Here’s an image from the draft environmental impact statement for the Mary River iron project which shows what the locomotives and ore cars planned for its 150-kilometres railway look like.

CAMBRIDGE BAY — On Feb. 13, Erik Madsen of Baffinland Iron Mines Corp. personally delivered boxes loaded with his company’s huge final environmental impact statement for the Mary River iron mine project to the Nunavut Impact Review Board office in Cambridge Bay.

The final EIS contains responses to the 356 points, part of the pre-hearing decision’s “commitment list,” that the company had to address in its final environmental impact statement.

It’s not a completely new EIS, but rather integrates the answers to the points into the original 5,000-plus-page document, said Madsen, who is Baffinland’s vice-president of sustainable development, health, safety and environment.

The final EIS also contains a land lease application for Steensby Inlet, a quarry permit application for Steensby Inlet and applications for three additional quarries located along the future railway.

Now the NIRB will review the document for a two-week period and respond to Baffinland, said Kofi Boa-Antwi, the NIRB’s technical advisor.

If accepted, the revised EIS will then be released to the public — and many other interested parties.

NIRB will then move to schedule a final hearing on the project.

To smooth the final hearing process, the NIRB has encouraged Baffinland to hold community information sessions in all “potentially affected” communities before the final hearing period starts.

The NIRB has also encouraged Baffinland and the Government of Nunavut to meet with city and hamlet councils and social service providers in those communities before the final hearing.

And the review board has suggested the QIA hold meetings with “potentially affected Inuit beneficiaries,” including Inuit businesses and those providing services to Inuit, to discuss the process and progress on the Inuit impact and benefit agreement negotiations.

Baffinland had hoped to receive all licences and permits, including approval by Aboriginal Affairs and Northern Development Minister John Duncan, by the third quarter of 2102.

But after stakeholders, including a long list of government agencies, filed questions and objections to its pre-development plan, Baffinland decided to withdraw its application for approval and back away from its 2012 pre-development plan.
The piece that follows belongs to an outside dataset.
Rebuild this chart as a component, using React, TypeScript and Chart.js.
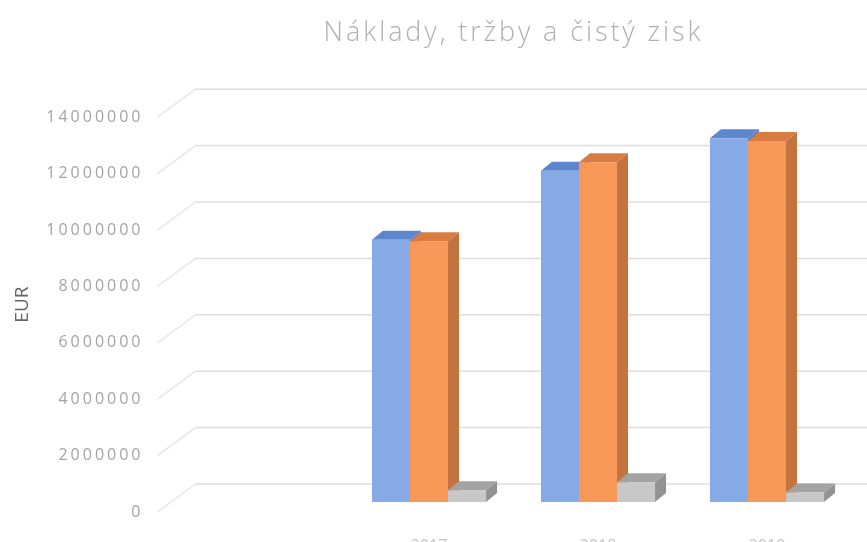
import { useEffect, useRef } from "react";
import { Chart, registerables } from "chart.js";

Chart.register(...registerables);

const titleText = "Náklady, tržby a čistý zisk";
const axisTitle = "EUR";
const categories = ["", "2017", "2018", "2019"];
const seriesNames = ["Náklady", "Tržby", "Čistý zisk"];
const costs = [null, 9300000, 11750000, 12900000];
const revenues = [null, 9250000, 12050000, 12800000];
const netProfit = [null, 420000, 700000, 340000];
const yTicks = [0, 2000000, 4000000, 6000000, 8000000, 10000000, 12000000, 14000000];

const frontColors = ["#86aae6", "#f79858", "#c8c8c8"];
const topColors = ["#5d86cd", "#d97c42", "#a3a3a3"];
const sideColors = ["#5a7fc2", "#c4733f", "#929292"];

const DX = 11;
const DY = 9;

export default function App() {
  const ref = useRef<HTMLCanvasElement>(null);

  useEffect(() => {
    document.body.style.margin = "0";
    const canvas = ref.current;
    if (!canvas) return;

    const fake3d = {
      id: "fake3d",
      beforeDatasetsDraw(chart: any) {
        const { ctx, chartArea, scales } = chart;
        const ys = scales.y;
        ctx.save();
        ctx.lineWidth = 1.5;
        for (const v of yTicks) {
          const py = ys.getPixelForValue(v);
          ctx.strokeStyle = "#e6e6e6";
          ctx.beginPath();
          ctx.moveTo(chartArea.left - 18, py + 10);
          ctx.lineTo(chartArea.left + 20, py - 18);
          ctx.stroke();
          ctx.strokeStyle = "#dedede";
          ctx.beginPath();
          ctx.moveTo(chartArea.left + 20, py - 18);
          ctx.lineTo(chart.width, py - 18);
          ctx.stroke();
        }
        chart.data.datasets.forEach((ds: any, i: number) => {
          const meta = chart.getDatasetMeta(i);
          meta.data.forEach((bar: any, j: number) => {
            if (ds.data[j] == null) return;
            const { x, y, base, width } = bar.getProps(["x", "y", "base", "width"], true);
            const l = x - width / 2;
            const r = x + width / 2;
            ctx.fillStyle = sideColors[i];
            ctx.beginPath();
            ctx.moveTo(r, y);
            ctx.lineTo(r + DX, y - DY);
            ctx.lineTo(r + DX, base - DY);
            ctx.lineTo(r, base);
            ctx.closePath();
            ctx.fill();
            ctx.fillStyle = topColors[i];
            ctx.beginPath();
            ctx.moveTo(l, y);
            ctx.lineTo(l + DX, y - DY);
            ctx.lineTo(r + DX, y - DY);
            ctx.lineTo(r, y);
            ctx.closePath();
            ctx.fill();
          });
        });
        ctx.restore();
      },
      afterDraw(chart: any) {
        const { ctx, chartArea, scales } = chart;
        const ys = scales.y;
        ctx.save();
        // y tick labels
        ctx.font = "16px 'Open Sans'";
        (ctx as any).letterSpacing = "3px";
        ctx.fillStyle = "#a4a4a4";
        ctx.textAlign = "right";
        ctx.textBaseline = "middle";
        for (const v of yTicks) {
          const py = ys.getPixelForValue(v);
          ctx.fillText(String(v), chartArea.left - 32, py + 10);
        }
        // title
        ctx.font = "300 27px 'Open Sans'";
        (ctx as any).letterSpacing = "2.9px";
        ctx.fillStyle = "#b0b0b0";
        ctx.textAlign = "center";
        ctx.fillText(titleText, (chartArea.left + chartArea.right) / 2, 33);
        ctx.restore();
      },
    };

    const chart = new Chart(canvas, {
      type: "bar",
      data: {
        labels: categories,
        datasets: [
          { label: seriesNames[0], data: costs, backgroundColor: frontColors[0] },
          { label: seriesNames[1], data: revenues, backgroundColor: frontColors[1] },
          { label: seriesNames[2], data: netProfit, backgroundColor: frontColors[2] },
        ],
      },
      options: {
        animation: false,
        responsive: false,
        maintainAspectRatio: false,
        devicePixelRatio: 1,
        layout: { padding: { left: 0, right: 15.5, top: 107.2, bottom: 0 } },
        datasets: { bar: { categoryPercentage: 0.675, barPercentage: 1 } },
        plugins: {
          legend: { display: false },
          title: { display: false },
          tooltip: { enabled: false },
        },
        scales: {
          x: {
            grid: { display: false, drawTicks: false },
            border: { display: false },
            ticks: {
              color: "#c4c4c4",
              padding: 35,
              font: { family: "'Open Sans'", size: 16 },
              maxRotation: 0,
            },
            afterFit(scale: any) {
              scale.height = 40;
            },
          },
          y: {
            min: 0,
            max: 14000000,
            grid: { display: false, drawTicks: false },
            border: { display: false },
            ticks: { display: false, stepSize: 2000000 },
            title: {
              display: true,
              text: axisTitle,
              color: "#666666",
              font: { family: "'Open Sans'", size: 19 },
              padding: { top: 11, bottom: 0 },
            },
            afterFit(scale: any) {
              scale.width = 175.5;
            },
          },
        },
      },
      plugins: [fake3d],
    });

    return () => chart.destroy();
  }, []);

  return (
    <div style={{ position: "fixed", left: 0, top: 0, width: 867, height: 542, background: "#fff" }}>
      <canvas ref={ref} width={867} height={542} style={{ width: 867, height: 542, display: "block" }} />
    </div>
  );
}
At the same time, Baffinland insists it’s still fully committed to the Mary River project — and its new requests to the NIRB for quarry applications show “a scaled down scope of work” will take place in 2012.

Baffinland, a private company now under the control of ArcelorMittal, the European steel-making giant, and a private investment firm, Iron Ore Holdings LP, wants to see the Mary River mine churn out 21 million tonnes of iron ore a year, which will then be shipped out year-round to markets in Europe and Asia for at least 20 years.